The final goodbye was at the Uzhgorod train station. His mother’s tears washed her face. His father joked about a cache of food hidden from Stalin’s troops and the huge feast they’d have once he was gone. Bela had been able to hold back his tears. But now, having thought of Nina, and recalling his hurried goodbyes, he was overcome with guilt. Others left behind and he was in America. At the Uzhgorod station his mother said although Nina Zolotarev’s mother was Jewish—her maiden name Weizman—villagers agreed to secrecy. On a wooden bench waiting for the train to Youngstown, Bela wished Nina were with him and felt a tear run down his cheek.
Behind him, facing the opposite direction, two women spoke.

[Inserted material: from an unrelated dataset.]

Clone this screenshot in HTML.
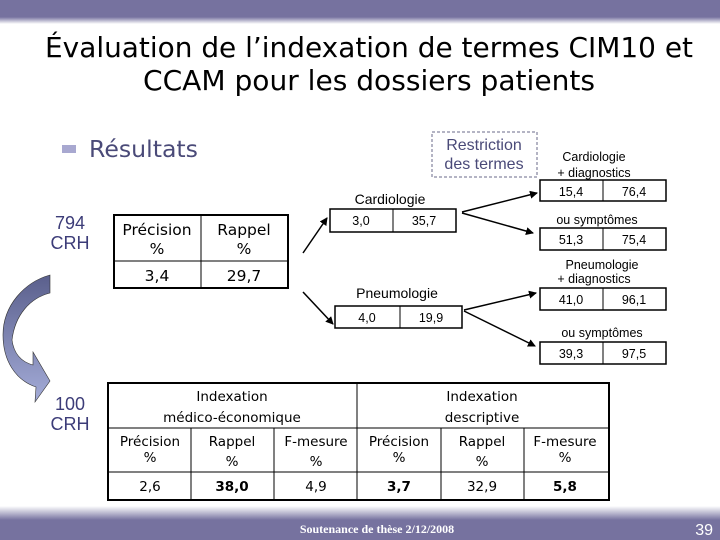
<!DOCTYPE html>
<html><head><meta charset="utf-8"><style>
body{margin:0;width:720px;height:540px;overflow:hidden;background:#fff}
svg{display:block}
.t{font-family:"DejaVu Sans","Liberation Sans",sans-serif}
.a{font-family:"Liberation Sans",sans-serif}
</style></head><body>
<svg width="720" height="540" viewBox="0 0 720 540">
<defs>
<linearGradient id="gt" x1="0" y1="0" x2="0" y2="1"><stop offset="0" stop-color="#76729f"/><stop offset="1" stop-color="#fff"/></linearGradient>
<linearGradient id="gb" x1="0" y1="0" x2="0" y2="1"><stop offset="0" stop-color="#fff"/><stop offset="1" stop-color="#76729f"/></linearGradient>
<linearGradient id="ga" x1="0" y1="0" x2="0" y2="1"><stop offset="0" stop-color="#5a5f8c"/><stop offset="1" stop-color="#a4acd8"/></linearGradient>
<marker id="ar" markerWidth="8" markerHeight="8" refX="7" refY="4" orient="auto" markerUnits="userSpaceOnUse"><path d="M0,0 L8,4 L0,8 z" fill="#000"/></marker>
</defs>
<rect x="0" y="0" width="720" height="17" fill="#76729f"/>
<rect x="0" y="17" width="720" height="7" fill="url(#gt)"/>
<rect x="0" y="506" width="720" height="14" fill="url(#gb)"/>
<rect x="0" y="520" width="720" height="20" fill="#76729f"/>
<g class="t" font-size="27.5" text-anchor="middle" fill="#000">
<text x="369" y="57" textLength="648" lengthAdjust="spacingAndGlyphs">Évaluation de l’indexation de termes CIM10 et</text>
<text x="369" y="90" textLength="452" lengthAdjust="spacingAndGlyphs">CCAM pour les dossiers patients</text></g>
<rect x="62" y="145" width="14" height="8" fill="#a8a8d0"/>
<text class="t" x="89" y="157" font-size="23" fill="#4a4a78" textLength="109" lengthAdjust="spacingAndGlyphs">Résultats</text>
<rect x="432" y="132" width="105" height="45" fill="none" stroke="#6a6a88" stroke-dasharray="3,2"/>
<g class="a" font-size="16" fill="#4a4a78" text-anchor="middle"><text x="484" y="150">Restriction</text><text x="484" y="169">des termes</text></g>
<g class="a" font-size="18" fill="#3c3c78" text-anchor="middle">
<text x="70" y="229">794</text><text x="70" y="249">CRH</text>
<text x="70" y="410">100</text><text x="70" y="430">CRH</text></g>
<path d="M50,275 L50,293 C30,298 15,315 12,340 C14,355 22,362 33,365 L33,352 L50,381 L35,402 L36,387 C15,380 3,360 3,335 C3,305 25,282 50,275 z" fill="url(#ga)" stroke="#333" stroke-width="0.6"/>
<g stroke="#000" stroke-width="2" fill="none">
<rect x="114" y="215" width="174" height="73"/><line x1="201" y1="215" x2="201" y2="288" stroke-width="1"/><line x1="114" y1="261" x2="288" y2="261" stroke-width="1"/></g>
<g class="t" font-size="15.5" text-anchor="middle"><text x="157" y="235">Précision</text><text x="157" y="254">%</text><text x="244" y="235">Rappel</text><text x="244" y="254">%</text><text x="157" y="281">3,4</text><text x="244" y="281">29,7</text></g>
<g stroke="#000" stroke-width="1.5" marker-end="url(#ar)">
<line x1="303" y1="253" x2="327" y2="218"/><line x1="303" y1="292" x2="333" y2="324"/>
<line x1="462" y1="212" x2="537" y2="193"/><line x1="462" y1="213" x2="533" y2="233"/>
<line x1="464" y1="310" x2="536" y2="293"/><line x1="464" y1="311" x2="535" y2="346"/></g>
<g class="a" font-size="14" text-anchor="middle">
<text x="390" y="204">Cardiologie</text><text x="397" y="298">Pneumologie</text></g>
<g class="a" font-size="12.5" text-anchor="middle">
<text x="594" y="161">Cardiologie</text><text x="594" y="177">+ diagnostics</text>
<text x="597" y="224">ou symptômes</text>
<text x="602" y="269">Pneumologie</text><text x="594" y="283">+ diagnostics</text>
<text x="602" y="337">ou symptômes</text></g>
<g stroke="#000" stroke-width="1.5" fill="none">
<rect x="330" y="209" width="126" height="23"/><line x1="393" y1="209" x2="393" y2="232" stroke-width="1"/>
<rect x="335" y="306" width="127" height="22"/><line x1="400" y1="306" x2="400" y2="328" stroke-width="1"/>
<rect x="540" y="180" width="126" height="21"/><line x1="603" y1="180" x2="603" y2="201" stroke-width="1"/>
<rect x="540" y="228" width="126" height="22"/><line x1="603" y1="228" x2="603" y2="250" stroke-width="1"/>
<rect x="540" y="288" width="126" height="22"/><line x1="603" y1="288" x2="603" y2="310" stroke-width="1"/>
<rect x="540" y="342" width="126" height="22"/><line x1="603" y1="342" x2="603" y2="364" stroke-width="1"/></g>
<g class="a" font-size="12.5" text-anchor="middle">
<text x="361" y="225">3,0</text><text x="424" y="225">35,7</text>
<text x="367" y="322">4,0</text><text x="431" y="322">19,9</text>
<text x="571" y="196">15,4</text><text x="634" y="196">76,4</text>
<text x="571" y="244">51,3</text><text x="634" y="244">75,4</text>
<text x="571" y="304">41,0</text><text x="634" y="304">96,1</text>
<text x="571" y="358">39,3</text><text x="634" y="358">97,5</text></g>
<g stroke="#000" fill="none">
<rect x="108" y="383" width="501" height="117" stroke-width="2"/>
<line x1="108" y1="428" x2="609" y2="428"/><line x1="108" y1="472" x2="609" y2="472"/>
<line x1="357" y1="383" x2="357" y2="500"/>
<line x1="191" y1="428" x2="191" y2="500"/><line x1="274" y1="428" x2="274" y2="500"/>
<line x1="441" y1="428" x2="441" y2="500"/><line x1="524" y1="428" x2="524" y2="500"/></g>
<g class="t" font-size="13.5" text-anchor="middle">
<text x="232" y="401">Indexation</text><text x="232" y="422">médico-économique</text>
<text x="482" y="401">Indexation</text><text x="482" y="422">descriptive</text>
<text x="150" y="446">Précision</text><text x="150" y="462">%</text>
<text x="232" y="446">Rappel</text><text x="232" y="466">%</text>
<text x="316" y="446">F-mesure</text><text x="316" y="466">%</text>
<text x="399" y="446">Précision</text><text x="399" y="462">%</text>
<text x="482" y="446">Rappel</text><text x="482" y="466">%</text>
<text x="565" y="446">F-mesure</text><text x="565" y="462">%</text>
<text x="150" y="491">2,6</text><text x="232" y="491" font-weight="bold">38,0</text><text x="316" y="491">4,9</text>
<text x="399" y="491" font-weight="bold">3,7</text><text x="482" y="491">32,9</text><text x="565" y="491" font-weight="bold">5,8</text></g>
<text x="377" y="533" font-family="Liberation Serif,serif" font-size="12" font-weight="bold" fill="#fff" text-anchor="middle">Soutenance de thèse  2/12/2008</text>
<text x="713" y="535" class="a" font-size="16" fill="#fff" text-anchor="end">39</text>
</svg>
</body></html>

“So, tell me, do you really think she’s dead?”
“I’ll tell you exactly what I think. They’ll declare her death official and bury her so they can get on with their war. Men don’t want Amelia Earhart messing with their planes, or their plans. Men run the newspapers and radio. They can kill and bury her whenever they want.”
“So, you think she’s alive?”
“Could be, but what difference would it make to all the so-called leaders? FDR and Chamberlain, but especially those goose eggs Stalin, Hitler, and Mussolini. They get boys jumping up and down and nobody gives a hoot about Amelia.”
“I saw Mussolini in the newsreel. They call him il Duce. Ladies in the theater were swooning over him.”
“You have got to be kidding.”
“Of course I am, Kiddo.”
Both women laughed.
Bela wondered about the meaning of giving a hoot, then smelled cigarette smoke. He turned and saw both had lit up. It was unusual to see wo
men smoke. He stared until the younger one glanced his way. She had blonde hair and a red hat. When she smiled he knew his face was as red as her hat. He turned about and recalled the heat of a bus that had passed close during his walk to the station. He was alive, in America waiting for a train.
Not far from Grand Central Station, where tracks emerged from tunnels and crossed a switching yard, two men wearing coveralls and carrying suitcases entered a work shack. Each placed his suitcase on a worn workbench. One suitcase black, the other brown. One man short and stocky with an unlit cigar in his mouth, the other tall with a moustache. They took off gloves and put them on the bench. The tall man lit a cigarette while the other relit his cigar. When not blowing smoke, their mouths steamed in the unheated shack.
The tall man glanced out the single frosted window. “How’re your boys doing?”
“Not so good,” said the stocky man. “Flu got Sammy.”
“How’s the other boy? What’s his name?”
“He’s named after me.”
“Sally Big Shoes?”
The stocky man pulled a revolver from inside his coveralls and took aim. “Don’t get smart, Hebe! His name’s Salvatore!”
The tall man raised his hands. “Take it easy.”
The stocky man kept the revolver aimed. “You’re the one asked. So I’ll ask you something. How’re your niggers in Detroit?”
The tall man lowered his hands, smoothed his moustache. “All right, let’s get on with it.”
The stocky man put his revolver away. “Good. We finish and get the hell out of here.”
Each took out a key, unlocked clasps on his suitcase, and opened it. They switched positions and inspected the case the other had brought. The tall man prodded newspaper-wrapped bricks inside the black suitcase. He tore off a small corner of newspaper, pushed a finger inside, and tasted off-white powder clinging to his finger. The stocky man flipped through stacks of bills tied with string inside the brown suitcase.